И вот в 1992-1993 годах в нашей печати появились первые ядовитые плоды этого беспринципного сотрудничества российских ученых с эмиссарами японского министерства иностранных дел – книги и статьи российских японоведов, написанные за японские деньги в поддержку территориальных домогательств Японии к нашей стране.

Ведущую роль в этом позорном флирте наших сограждан-японоведов с распорядителями Японского фонда взяли на себя в те годы уже упомянутые мною выше лица: зав. отделом Японии ИВАН К. О. Саркисов, научный сотрудник того же отдела В. Н. Еремин, научные сотрудники японского сектора ИМЭМО В. Зайцев, А. Загорский, В. Рамзес, сотрудник журнала "Проблемы Дальнего Востока" Б. Славинский, телевизионный комментатор В. Цветов и ряд других российских японоведов. Наглядным образчиком их усилий, направленных на склонение наших соотечественников в пользу уступок японским притязаниям на Курильские острова, стала изданная летом 1992 года издательством "Наука" на средства Японского фонда книжица "Знакомьтесь – Япония. К визиту Б. Н. Ельцина".

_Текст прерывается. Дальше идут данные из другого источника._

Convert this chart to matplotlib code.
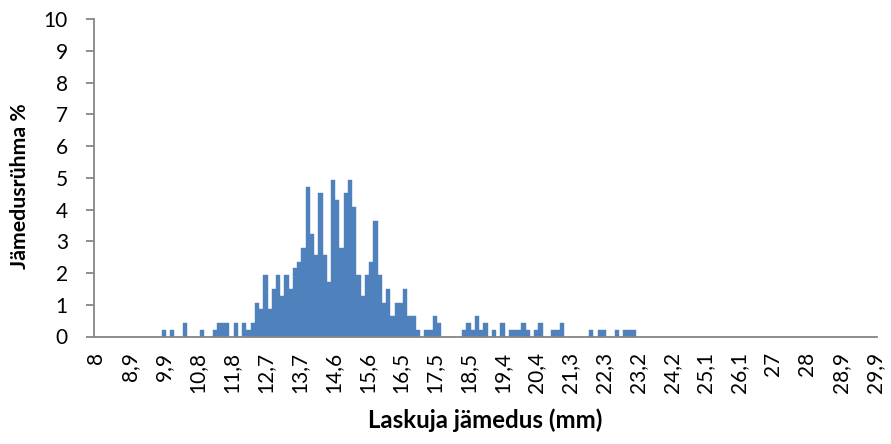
import matplotlib
matplotlib.use("Agg")
import matplotlib.pyplot as plt

plt.rcParams['font.family'] = ['Lato', 'DejaVu Sans']

# Share (%) of each diameter group, 185 groups (rows of 8 start at a labelled group)
percent = [
    0, 0, 0, 0, 0, 0, 0, 0,                              # 8
    0, 0, 0, 0, 0, 0, 0, 0,                              # 8,9
    0.21, 0, 0.21, 0, 0, 0.43, 0, 0,                     # 9,9
    0, 0.21, 0, 0, 0.21, 0.43, 0.43, 0.43,               # 10,8
    0, 0.43, 0, 0.43, 0.21, 0.43, 1.07, 0.86,            # 11,8
    1.93, 0.86, 1.50, 1.93, 1.29, 1.93, 1.50, 2.15,      # 12,7
    2.36, 2.79, 4.72, 3.22, 2.58, 4.51, 2.58, 1.72,      # 13,7
    4.94, 4.29, 2.79, 4.51, 4.94, 4.08, 1.93, 1.29,      # 14,6
    1.93, 2.36, 3.65, 1.93, 1.07, 1.50, 0.64, 1.07,      # 15,6
    1.07, 1.50, 0.64, 0.64, 0.21, 0, 0.21, 0.21,         # 16,5
    0.64, 0.43, 0, 0, 0, 0, 0, 0.21,                     # 17,5
    0.43, 0.21, 0.64, 0.21, 0.43, 0, 0.21, 0,            # 18,5
    0.43, 0, 0.21, 0.21, 0.21, 0.43, 0.21, 0,            # 19,4
    0.21, 0.43, 0, 0, 0.21, 0.21, 0.43, 0,               # 20,4
    0, 0, 0, 0, 0, 0.21, 0, 0.21,                        # 21,3
    0.21, 0, 0, 0.21, 0, 0.21, 0.21, 0.21,               # 22,3
    0, 0, 0, 0, 0, 0, 0, 0,                              # 23,2
    0, 0, 0, 0, 0, 0, 0, 0,                              # 24,2
    0, 0, 0, 0, 0, 0, 0, 0,                              # 25,1
    0, 0, 0, 0, 0, 0, 0, 0,                              # 26,1
    0, 0, 0, 0, 0, 0, 0, 0,                              # 27
    0, 0, 0, 0, 0, 0, 0, 0,                              # 28
    0, 0, 0, 0, 0, 0, 0, 0,                              # 28,9
    0,                                                   # 29,9
]

tick_labels = ["8", "8,9", "9,9", "10,8", "11,8", "12,7", "13,7", "14,6",
               "15,6", "16,5", "17,5", "18,5", "19,4", "20,4", "21,3", "22,3",
               "23,2", "24,2", "25,1", "26,1", "27", "28", "28,9", "29,9"]
label_every = 8

x_title = "Laskuja jämedus (mm)"
y_title = "Jämedusrühma %"

bar_color = "#4F81BD"
axis_color = "#868686"

fig = plt.figure(figsize=(8.91, 4.44), dpi=100)
ax = fig.add_axes([94 / 891, 1 - 336.5 / 444, (877 - 94) / 891, (336.5 - 19) / 444])

n = len(percent)
ax.bar(range(n), percent, width=1.0, color=bar_color, edgecolor=bar_color, linewidth=0.3)

ax.set_xlim(-0.5, n - 0.5)
ax.set_ylim(0, 10)
ax.set_yticks(range(0, 11))
ax.set_yticklabels([str(v) for v in range(0, 11)])
ax.set_xticks(list(range(0, n, label_every)))
ax.set_xticklabels(tick_labels, rotation=90)

for side in ("top", "right"):
    ax.spines[side].set_visible(False)
for side in ("left", "bottom"):
    ax.spines[side].set_color(axis_color)
    ax.spines[side].set_linewidth(1.3)

ax.tick_params(axis="y", direction="out", length=5.8, width=1.3, color=axis_color,
               labelsize=15, pad=13, labelcolor="black")
ax.tick_params(axis="x", length=0, labelsize=15, pad=11, labelcolor="black")

ax.set_xlabel(x_title, fontsize=17.3, fontweight="bold")
ax.set_ylabel(y_title, fontsize=15.3, fontweight="bold")
ax.xaxis.set_label_coords(0.5, -0.263)
ax.xaxis.label.set_va("center")
ax.yaxis.set_label_coords(-0.0945, 0.475)
ax.yaxis.label.set_va("center")

fig.savefig("out.png", dpi=100)
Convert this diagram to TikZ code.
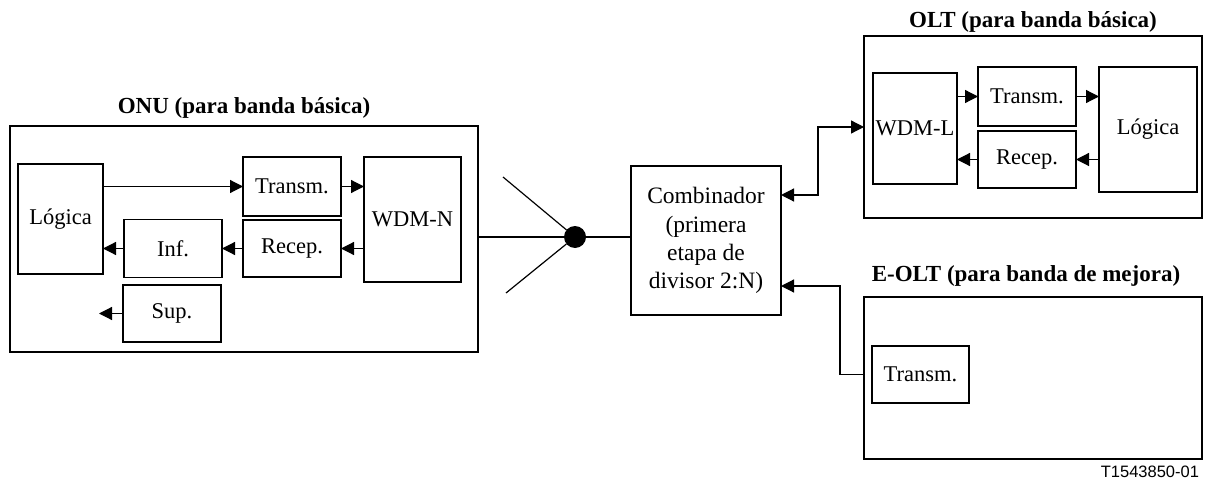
\documentclass[tikz,border=0pt]{standalone}
\usepackage{fontspec}
\setmainfont{Liberation Serif}
\newfontfamily\codefont{Liberation Sans}
\usepackage{tikz}
\usetikzlibrary{positioning, arrows.meta}

\begin{document}
\begin{tikzpicture}[
    x=1pt, y=-1pt,
    every node/.style={inner sep=0pt, outer sep=0pt, font=\fontsize{22.5}{28}\selectfont},
    block/.style={rectangle, draw, line width=1.2pt, align=center},
    frame/.style={rectangle, draw, line width=1.2pt},
    title/.style={font=\fontsize{23}{28}\selectfont\bfseries},
    line width=1.2pt,
    ->, >={Triangle[length=13pt, width=13pt]}
]
\useasboundingbox (0,0) rectangle (1209,481);

% ONU
\node[frame, minimum width=468pt, minimum height=226pt] (onu) at (244,239) {};
\node[title] (onuT) at (244,108) {ONU (para banda básica)};
\node[block, minimum width=85pt, minimum height=110pt] (logN) at (60.5,219) {Lógica};
\node[block, minimum width=98pt, minimum height=59pt] (txN) at (292,186.5) {Transm.};
\node[block, minimum width=97pt, minimum height=125pt] (wdmN) at (412.5,219.5) {WDM-N};
\node[block, minimum width=98pt, minimum height=57pt] (rxN) at (292,248.5) {Recep.};
\node[block, minimum width=98pt, minimum height=58pt] (infN) at (173,248.5) {Inf.};
\node[block, minimum width=98pt, minimum height=57pt] (supN) at (172,313.5) {Sup.};
\coordinate (supOut) at (99,313.5);

\draw (logN.east |- txN) -- (txN);
\draw (txN) -- (txN -| wdmN.west);
\draw (wdmN.west |- rxN) -- (rxN);
\draw (rxN) -- (infN);
\draw (infN) -- (infN -| logN.east);
\draw (supN) -- (supOut);

% Splitter
\node[circle, fill, minimum size=22pt] (dot) at (575,237) {};
\coordinate (fanA) at (503,177);
\coordinate (fanB) at (506,293);
\foreach \f in {fanA, fanB} {
    \draw[-] (\f) -- (dot);
}
\draw[-] (dot -| onu.east) -- (dot);

% Combiner
\node[block, minimum width=150pt, minimum height=149pt, font=\fontsize{23.5}{28.3}\selectfont] (comb) at (706,240.5)
    {Combinador\\(primera\\etapa de\\divisor 2:N)};
\draw[-] (dot) -- (dot -| comb.west);

% OLT
\node[frame, minimum width=338pt, minimum height=182pt] (olt) at (1033,127) {};
\node[title] (oltT) at (1033,22) {OLT (para banda básica)};
\node[block, minimum width=84pt, minimum height=111pt] (wdmL) at (915,128.5) {WDM-L};
\node[block, minimum width=98pt, minimum height=59pt] (txL) at (1027,96.5) {Transm.};
\node[block, minimum width=98pt, minimum height=57pt] (rxL) at (1027,159.5) {Recep.};
\node[block, minimum width=98pt, minimum height=125pt] (logL) at (1148,129.5) {Lógica};

\draw (wdmL.east |- txL) -- (txL);
\draw (txL) -- (txL -| logL.west);
\draw (logL.west |- rxL) -- (rxL);
\draw (rxL) -- (rxL -| wdmL.east);

% E-OLT
\node[frame, minimum width=338pt, minimum height=162pt] (eolt) at (1033,378) {};
\node[title] (eoltT) at (1026,276) {E-OLT (para banda de mejora)};
\node[block, minimum width=97pt, minimum height=57pt] (txE) at (920.5,374.5) {Transm.};

% Links to the combiner
\coordinate (jOLT) at (818,0);
\coordinate (jE) at (840,0);
\draw[<->] ([yshift=45.5pt]comb.east) -| (jOLT |- olt.west) -- (olt.west);
\draw (eolt.west |- txE) -| (jE |- 286,286) -- ([yshift=-45.5pt]comb.east);

\node[anchor=east, font=\fontsize{16.5}{20}\codefont] (code) at (1199,472) {T1543850-01};

\end{tikzpicture}
\end{document}
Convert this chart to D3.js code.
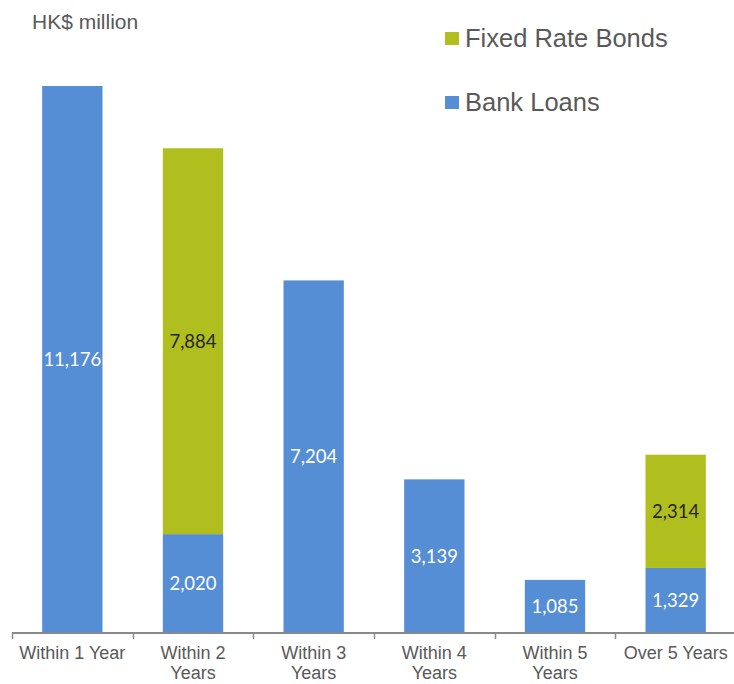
<!DOCTYPE html>
<html>
<head>
<meta charset="utf-8">
<script src="https://cdn.jsdelivr.net/npm/d3@7"></script>
<style>
  html, body { margin: 0; padding: 0; background: #ffffff; }
  svg { display: block; }
</style>
</head>
<body>
<svg id="chart" width="734" height="684"></svg>
<script>
// Debt maturity profile, HK$ million
const categories = ["Within 1 Year", "Within 2 Years", "Within 3 Years", "Within 4 Years", "Within 5 Years", "Over 5 Years"];
const categoryLines = [["Within 1 Year"], ["Within 2", "Years"], ["Within 3", "Years"], ["Within 4", "Years"], ["Within 5", "Years"], ["Over 5 Years"]];
const bankLoans = [11176, 2020, 7204, 3139, 1085, 1329];
const fixedRateBonds = [0, 7884, 0, 0, 0, 2314];
const seriesNames = ["Bank Loans", "Fixed Rate Bonds"];
const legendOrder = ["Fixed Rate Bonds", "Bank Loans"];
const yMax = 12000;

const colors = { "Bank Loans": "#558ED5", "Fixed Rate Bonds": "#B0BE1E" };
const labelColors = { "Bank Loans": "#ffffff", "Fixed Rate Bonds": "#262626" };

const svg = d3.select("#chart");
const baseY = 633;

const x = d3.scaleBand()
  .domain(categories)
  .range([12, 736])
  .paddingInner(0.5)
  .paddingOuter(0.25);

const y = d3.scaleLinear()
  .domain([0, yMax])
  .range([baseY, baseY - yMax * (547 / 11176)]);

const rows = categories.map((c, i) => ({
  category: c,
  "Bank Loans": bankLoans[i],
  "Fixed Rate Bonds": fixedRateBonds[i]
}));

const stacked = d3.stack().keys(seriesNames)(rows);
const fmt = d3.format(",");

const layers = svg.append("g").selectAll("g")
  .data(stacked)
  .join("g")
  .attr("fill", d => colors[d.key]);

layers.selectAll("rect")
  .data(d => d.filter(p => p[1] - p[0] > 0))
  .join("rect")
  .attr("x", d => x(d.data.category))
  .attr("width", x.bandwidth())
  .attr("y", d => y(d[1]))
  .attr("height", d => y(d[0]) - y(d[1]));

// value labels centred inside each segment
stacked.forEach(layer => {
  svg.append("g").selectAll("text")
    .data(layer.filter(p => p[1] - p[0] > 0))
    .join("text")
    .attr("x", d => x(d.data.category) + x.bandwidth() / 2)
    .attr("y", d => (y(d[0]) + y(d[1])) / 2)
    .attr("dy", "0.36em")
    .attr("text-anchor", "middle")
    .attr("font-family", "Lato, 'Open Sans', sans-serif")
    .attr("font-size", 18.5)
    .attr("fill", labelColors[layer.key])
    .text(d => fmt(d[1] - d[0]));
});

// category axis
const axisG = svg.append("g").attr("transform", `translate(0,${baseY})`);
axisG.append("line")
  .attr("x1", 12).attr("x2", 736)
  .attr("stroke", "#898989").attr("stroke-width", 2);
const step = x.step();
const tickXs = d3.range(categories.length).map(i => 12 + i * step);
axisG.selectAll(".tick")
  .data(tickXs)
  .join("line")
  .attr("x1", d => Math.round(d) + 0.5).attr("x2", d => Math.round(d) + 0.5)
  .attr("y1", 0).attr("y2", 6)
  .attr("stroke", "#898989").attr("stroke-width", 1.5);

const catLabels = svg.append("g").selectAll("text")
  .data(categories)
  .join("text")
  .attr("x", d => x(d) + x.bandwidth() / 2)
  .attr("y", 659)
  .attr("text-anchor", "middle")
  .attr("font-family", "Liberation Sans, Arial, sans-serif")
  .attr("font-size", 18)
  .attr("fill", "#595959");

catLabels.each(function(d, i) {
  d3.select(this).selectAll("tspan")
    .data(categoryLines[i])
    .join("tspan")
    .attr("x", x(d) + x.bandwidth() / 2)
    .attr("dy", (t, j) => j === 0 ? 0 : 20)
    .text(t => t);
});

// unit title
svg.append("text")
  .attr("x", 32).attr("y", 29)
  .attr("font-family", "Liberation Sans, Arial, sans-serif")
  .attr("font-size", 21)
  .attr("fill", "#595959")
  .text("HK$ million");

// legend
const legend = svg.append("g").selectAll("g")
  .data(legendOrder)
  .join("g")
  .attr("transform", (d, i) => `translate(445,${32 + i * 64})`);
legend.append("rect")
  .attr("width", 14).attr("height", 13)
  .attr("fill", d => colors[d]);
legend.append("text")
  .attr("x", 20).attr("y", 15)
  .attr("font-family", "Liberation Sans, Arial, sans-serif")
  .attr("font-size", 25.5)
  .attr("fill", "#595959")
  .text(d => d);
</script>
</body>
</html>
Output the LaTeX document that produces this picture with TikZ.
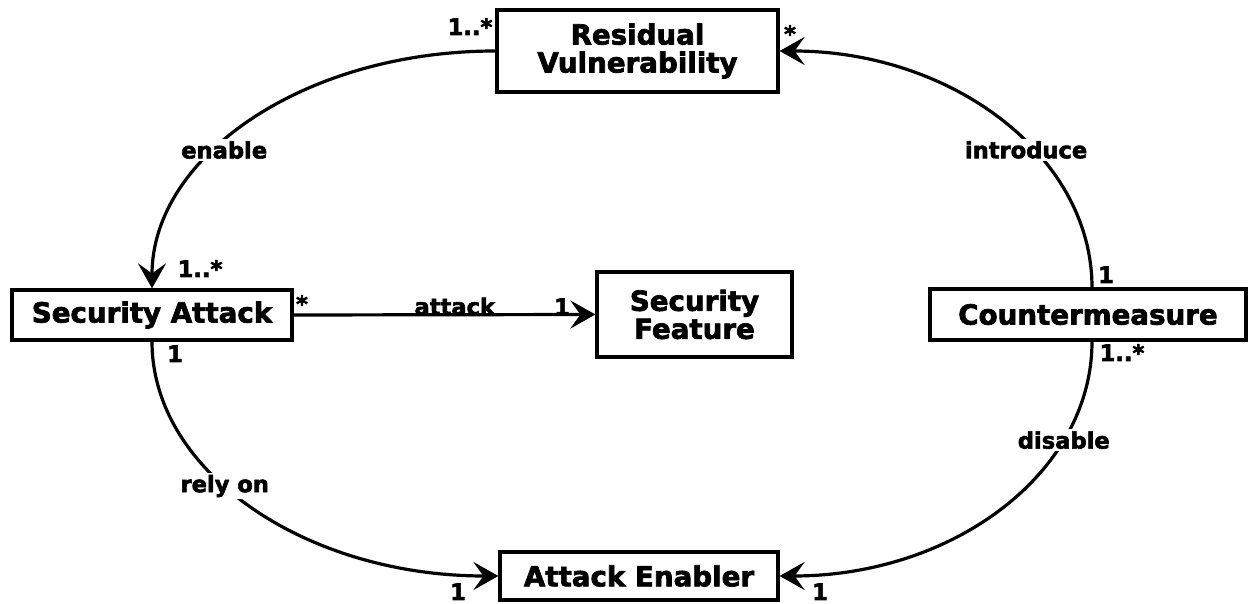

Основная цель названной книжонки, как явствовало из ее содержания, состояла в том, чтобы подорвать убежденность русских людей в незаконности и необоснованности японских территориальных притязаний и таким образом оправдать те территориальные уступки, которые, как тогда предполагалось, Б. Ельцин должен был сделать в ходе своего визита в Японию, намечавшегося на сентябрь 1992 года. Задавшись поставленной целью, авторы сборника без зазрения совести занялись очернением в нем капитальных научных трудов русских и советских ученых, посвященных исследованиям истории русско-японских отношений, и в то же время расхваливанием своих никчемных с научной точки зрения прояпонских статеек. Клевеща на советских историков-японоведов старшего поколения, один из авторов этой книжицы, не раз упоминавшийся выше К. Саркисов, писал: "Получив социальный заказ от вышестоящих инстанций, ученые, которые и до сих пор носят докторские звания, сознательно обманывали свой народ, отравляя его сознание ядом националистических идей... В громком хоре истерически-патриотических выступлений и угроз в адрес инакомыслящих едва слышны разумные голоса (голоса Саркисова и его приятелей.– И. Л.). Общественное мнение расколото. Обширному, хотя и пестрому лагерю тех, кто выступает за то, чтобы не отдавать японцам ни камешка "исконно русской территории", противостоит небольшая, но увеличивающаяся группа тех (Саркисов со товарищи.– И. Л.), кто считает, что вопрос необходимо решать, вернув острова японцам"152.